Extract the whole listing as it stands. Do not include the pictures.

— START —

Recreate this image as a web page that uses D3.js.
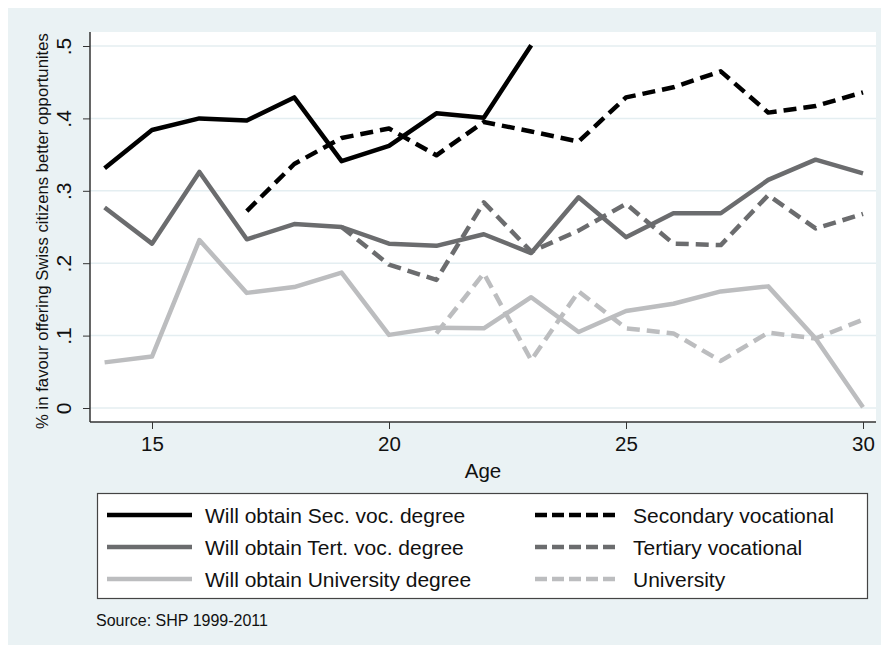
<!DOCTYPE html>
<html>
<head>
<meta charset="utf-8">
<script src="https://cdn.jsdelivr.net/npm/d3@7"></script>
<style>
  body { margin: 0; background: #fff; }
  text { font-family: "Liberation Sans", Arial, sans-serif; fill: #111; }
</style>
</head>
<body>
<svg width="885" height="651"></svg>
<script>
// eta (asse x)
var ages = [14, 15, 16, 17, 18, 19, 20, 21, 22, 23, 24, 25, 26, 27, 28, 29, 30];

// serie: valori, null = nessun dato
var secVocWill  = [0.331, 0.384, 0.400, 0.397, 0.429, 0.341, 0.362, 0.407, 0.401, 0.501, null, null, null, null, null, null, null];
var tertVocWill = [0.277, 0.227, 0.326, 0.233, 0.254, 0.250, 0.227, 0.224, 0.240, 0.214, 0.291, 0.236, 0.269, 0.269, 0.315, 0.343, 0.324];
var uniWill     = [0.063, 0.071, 0.232, 0.159, 0.167, 0.187, 0.101, 0.111, 0.110, 0.153, 0.105, 0.134, 0.144, 0.161, 0.168, 0.096, 0.001];
var secVoc      = [null, null, null, 0.272, 0.337, 0.373, 0.386, 0.349, 0.395, 0.382, 0.368, 0.429, 0.443, 0.465, 0.408, 0.417, 0.436];
var tertVoc     = [null, null, null, null, null, 0.250, 0.198, 0.177, 0.284, 0.216, 0.245, 0.282, 0.227, 0.225, 0.294, 0.248, 0.268];
var uni         = [null, null, null, null, null, null, null, 0.103, 0.186, 0.066, 0.161, 0.110, 0.103, 0.065, 0.104, 0.096, 0.122];

var yTicks = [0, 0.1, 0.2, 0.3, 0.4, 0.5];
var yTickLabels = ["0", ".1", ".2", ".3", ".4", ".5"];
var xTicks = [15, 20, 25, 30];

var seriesNames = ["Will obtain Sec. voc. degree", "Will obtain Tert. voc. degree", "Will obtain University degree",
                   "Secondary vocational", "Tertiary vocational", "University"];
var seriesData = [secVocWill, tertVocWill, uniWill, secVoc, tertVoc, uni];
var colori = ["#000000", "#6b6c6e", "#bcbdbf", "#000000", "#6b6c6e", "#bcbdbf"];
var tratteggi = [null, null, null, "13,7", "13,7", "13,7"];

var svg = d3.select("svg");

// sfondo
svg.append("rect").attr("x", 8).attr("y", 8).attr("width", 873).attr("height", 637).attr("fill", "#eaf2f4");

// area del grafico
var plotL = 90, plotR = 876, plotT = 32, plotB = 422;
svg.append("rect").attr("x", plotL).attr("y", plotT).attr("width", plotR - plotL).attr("height", plotB - plotT)
   .attr("fill", "#ffffff");

var x = d3.scaleLinear().domain([14, 30]).range([104.6, 863]);
var y = d3.scaleLinear().domain([0, 0.5]).range([408, 46]);

// griglia
svg.append("g").selectAll("line").data(yTicks).enter().append("line")
   .attr("x1", plotL).attr("x2", plotR)
   .attr("y1", function(d){ return y(d); }).attr("y2", function(d){ return y(d); })
   .attr("stroke", "#e4eef1").attr("stroke-width", 1.5);

// assi
var yAxis = d3.axisLeft(y).tickValues(yTicks).tickSize(7).tickPadding(4)
              .tickFormat(function(d, i){ return yTickLabels[i]; });
var gy = svg.append("g").attr("transform", "translate(" + plotL + ",0)").call(yAxis);
gy.select(".domain").remove();
gy.selectAll("line").attr("stroke", "#333");
gy.selectAll("text")
  .attr("transform", "rotate(-90)")
  .attr("x", 0)
  .attr("y", -19)
  .attr("dy", "0")
  .attr("text-anchor", "middle")
  .style("font-size", "21px");
svg.append("line").attr("x1", plotL).attr("x2", plotL).attr("y1", plotT).attr("y2", plotB)
   .attr("stroke", "#333").attr("stroke-width", 1.5);

var xAxis = d3.axisBottom(x).tickValues(xTicks).tickSize(7).tickPadding(7);
var gx = svg.append("g").attr("transform", "translate(0," + plotB + ")").call(xAxis);
gx.select(".domain").remove();
gx.selectAll("line").attr("stroke", "#333");
gx.selectAll("text").style("font-size", "20.5px");
svg.append("line").attr("x1", plotL).attr("x2", plotR).attr("y1", plotB).attr("y2", plotB)
   .attr("stroke", "#333").attr("stroke-width", 1.5);

svg.append("text").attr("x", (plotL + plotR) / 2).attr("y", 478).attr("text-anchor", "middle")
   .style("font-size", "20.5px").text("Age");

svg.append("text").attr("transform", "translate(48," + ((plotT + plotB) / 2 + 4) + ") rotate(-90)")
   .attr("text-anchor", "middle").style("font-size", "16.7px")
   .text("% in favour offering Swiss citizens better opportunites");

// linee
var linea = d3.line()
   .defined(function(d){ return d != null; })
   .x(function(d, i){ return x(ages[i]); })
   .y(function(d){ return y(d); });

var ordine = [2, 5, 1, 4, 0, 3];
ordine.forEach(function(k){
  svg.append("path")
     .datum(seriesData[k])
     .attr("d", linea)
     .attr("fill", "none")
     .attr("stroke", colori[k])
     .attr("stroke-width", 4.5)
     .attr("stroke-linejoin", "round")
     .attr("stroke-dasharray", tratteggi[k]);
});

// legenda
svg.append("rect").attr("x", 97.5).attr("y", 493.5).attr("width", 770).attr("height", 105)
   .attr("fill", "#ffffff").attr("stroke", "#444").attr("stroke-width", 1.2);

var righe = [515, 547, 579];
seriesNames.forEach(function(nome, k){
  var col = k < 3 ? 0 : 1;
  var r = k % 3;
  var x0 = col == 0 ? 107 : 535;
  var x1 = col == 0 ? 192 : 620;
  var tx = col == 0 ? 205 : 633;
  svg.append("line").attr("x1", x0).attr("x2", x1).attr("y1", righe[r]).attr("y2", righe[r])
     .attr("stroke", colori[k]).attr("stroke-width", 4.5)
     .attr("stroke-dasharray", tratteggi[k] ? "12,5" : null);
  svg.append("text").attr("x", tx).attr("y", righe[r] + 7.5)
     .style("font-size", "21px").text(nome);
});

svg.append("text").attr("x", 96).attr("y", 626).style("font-size", "16px").text("Source: SHP 1999-2011");
</script>
</body>
</html>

— END —

Response to this task.
Recreate this image as a web page that uses D3.js.
<!DOCTYPE html>
<html>
<head>
<meta charset="utf-8">
<script src="https://cdn.jsdelivr.net/npm/d3@7"></script>
<style>
  body { margin: 0; background: #fff; }
  text { font-family: "Liberation Sans", Arial, sans-serif; fill: #111; }
</style>
</head>
<body>
<svg width="885" height="651"></svg>
<script>
// eta (asse x)
var ages = [14, 15, 16, 17, 18, 19, 20, 21, 22, 23, 24, 25, 26, 27, 28, 29, 30];

// serie: valori, null = nessun dato
var secVocWill  = [0.331, 0.384, 0.400, 0.397, 0.429, 0.341, 0.362, 0.407, 0.401, 0.501, null, null, null, null, null, null, null];
var tertVocWill = [0.277, 0.227, 0.326, 0.233, 0.254, 0.250, 0.227, 0.224, 0.240, 0.214, 0.291, 0.236, 0.269, 0.269, 0.315, 0.343, 0.324];
var uniWill     = [0.063, 0.071, 0.232, 0.159, 0.167, 0.187, 0.101, 0.111, 0.110, 0.153, 0.105, 0.134, 0.144, 0.161, 0.168, 0.096, 0.001];
var secVoc      = [null, null, null, 0.272, 0.337, 0.373, 0.386, 0.349, 0.395, 0.382, 0.368, 0.429, 0.443, 0.465, 0.408, 0.417, 0.436];
var tertVoc     = [null, null, null, null, null, 0.250, 0.198, 0.177, 0.284, 0.216, 0.245, 0.282, 0.227, 0.225, 0.294, 0.248, 0.268];
var uni         = [null, null, null, null, null, null, null, 0.103, 0.186, 0.066, 0.161, 0.110, 0.103, 0.065, 0.104, 0.096, 0.122];

var yTicks = [0, 0.1, 0.2, 0.3, 0.4, 0.5];
var yTickLabels = ["0", ".1", ".2", ".3", ".4", ".5"];
var xTicks = [15, 20, 25, 30];

var seriesNames = ["Will obtain Sec. voc. degree", "Will obtain Tert. voc. degree", "Will obtain University degree",
                   "Secondary vocational", "Tertiary vocational", "University"];
var seriesData = [secVocWill, tertVocWill, uniWill, secVoc, tertVoc, uni];
var colori = ["#000000", "#6b6c6e", "#bcbdbf", "#000000", "#6b6c6e", "#bcbdbf"];
var tratteggi = [null, null, null, "13,7", "13,7", "13,7"];

var svg = d3.select("svg");

// sfondo
svg.append("rect").attr("x", 8).attr("y", 8).attr("width", 873).attr("height", 637).attr("fill", "#eaf2f4");

// area del grafico
var plotL = 90, plotR = 876, plotT = 32, plotB = 422;
svg.append("rect").attr("x", plotL).attr("y", plotT).attr("width", plotR - plotL).attr("height", plotB - plotT)
   .attr("fill", "#ffffff");

var x = d3.scaleLinear().domain([14, 30]).range([104.6, 863]);
var y = d3.scaleLinear().domain([0, 0.5]).range([408, 46]);

// griglia
svg.append("g").selectAll("line").data(yTicks).enter().append("line")
   .attr("x1", plotL).attr("x2", plotR)
   .attr("y1", function(d){ return y(d); }).attr("y2", function(d){ return y(d); })
   .attr("stroke", "#e4eef1").attr("stroke-width", 1.5);

// assi
var yAxis = d3.axisLeft(y).tickValues(yTicks).tickSize(7).tickPadding(4)
              .tickFormat(function(d, i){ return yTickLabels[i]; });
var gy = svg.append("g").attr("transform", "translate(" + plotL + ",0)").call(yAxis);
gy.select(".domain").remove();
gy.selectAll("line").attr("stroke", "#333");
gy.selectAll("text")
  .attr("transform", "rotate(-90)")
  .attr("x", 0)
  .attr("y", -19)
  .attr("dy", "0")
  .attr("text-anchor", "middle")
  .style("font-size", "21px");
svg.append("line").attr("x1", plotL).attr("x2", plotL).attr("y1", plotT).attr("y2", plotB)
   .attr("stroke", "#333").attr("stroke-width", 1.5);

var xAxis = d3.axisBottom(x).tickValues(xTicks).tickSize(7).tickPadding(7);
var gx = svg.append("g").attr("transform", "translate(0," + plotB + ")").call(xAxis);
gx.select(".domain").remove();
gx.selectAll("line").attr("stroke", "#333");
gx.selectAll("text").style("font-size", "20.5px");
svg.append("line").attr("x1", plotL).attr("x2", plotR).attr("y1", plotB).attr("y2", plotB)
   .attr("stroke", "#333").attr("stroke-width", 1.5);

svg.append("text").attr("x", (plotL + plotR) / 2).attr("y", 478).attr("text-anchor", "middle")
   .style("font-size", "20.5px").text("Age");

svg.append("text").attr("transform", "translate(48," + ((plotT + plotB) / 2 + 4) + ") rotate(-90)")
   .attr("text-anchor", "middle").style("font-size", "16.7px")
   .text("% in favour offering Swiss citizens better opportunites");

// linee
var linea = d3.line()
   .defined(function(d){ return d != null; })
   .x(function(d, i){ return x(ages[i]); })
   .y(function(d){ return y(d); });

var ordine = [2, 5, 1, 4, 0, 3];
ordine.forEach(function(k){
  svg.append("path")
     .datum(seriesData[k])
     .attr("d", linea)
     .attr("fill", "none")
     .attr("stroke", colori[k])
     .attr("stroke-width", 4.5)
     .attr("stroke-linejoin", "round")
     .attr("stroke-dasharray", tratteggi[k]);
});

// legenda
svg.append("rect").attr("x", 97.5).attr("y", 493.5).attr("width", 770).attr("height", 105)
   .attr("fill", "#ffffff").attr("stroke", "#444").attr("stroke-width", 1.2);

var righe = [515, 547, 579];
seriesNames.forEach(function(nome, k){
  var col = k < 3 ? 0 : 1;
  var r = k % 3;
  var x0 = col == 0 ? 107 : 535;
  var x1 = col == 0 ? 192 : 620;
  var tx = col == 0 ? 205 : 633;
  svg.append("line").attr("x1", x0).attr("x2", x1).attr("y1", righe[r]).attr("y2", righe[r])
     .attr("stroke", colori[k]).attr("stroke-width", 4.5)
     .attr("stroke-dasharray", tratteggi[k] ? "12,5" : null);
  svg.append("text").attr("x", tx).attr("y", righe[r] + 7.5)
     .style("font-size", "21px").text(nome);
});

svg.append("text").attr("x", 96).attr("y", 626).style("font-size", "16px").text("Source: SHP 1999-2011");
</script>
</body>
</html>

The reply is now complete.